Latte successfully prevented XSS.

Printing a Variable in JavaScript

Thanks to context-aware escaping, it is possible to use PHP variables natively within JavaScript.

<p onclick="alert({$movie})">{$movie}</p>

<script>var movie = {$movie};</script>

If the variable $movie contains the string 'Amarcord & 8 1/2', the following output will be generated. Notice the different escaping used within HTML compared to within JavaScript, and yet another different escaping in the onclick attribute:

<p onclick="alert(&quot;Amarcord &amp; 8 1\/2&quot;)">Amarcord &amp; 8 1/2</p>

<script>var movie = "Amarcord & 8 1\/2";</script>

Link Checking

Latte automatically checks whether a variable used in src or href attributes contains a web URL (i.e., HTTP protocol) and prevents the output of links that could pose a security risk.

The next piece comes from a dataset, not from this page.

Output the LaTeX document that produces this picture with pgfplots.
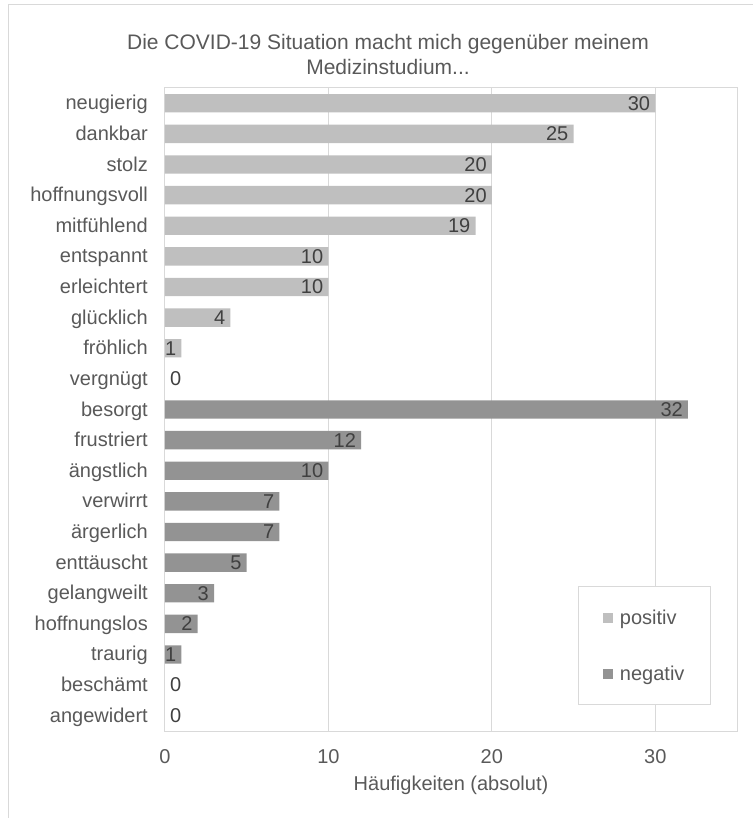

{var $link = 'javascript:attack()'}

<a href={$link}>click here</a>

Outputs:

<a href="">click here</a>

The check can be disabled using the nocheck filter.

Limits of Latte

Latte is not a complete XSS protection for the entire application. We would be unhappy if you stopped thinking about security when using Latte. Latte's goal is to ensure that an attacker cannot alter the page structure, forge HTML elements or attributes. But it does not check the content correctness of the printed data. Nor the correctness of JavaScript behavior. That goes beyond the competence of the templating system. Verifying the correctness of data, especially data entered by the user and therefore untrusted, is an important task for the programmer.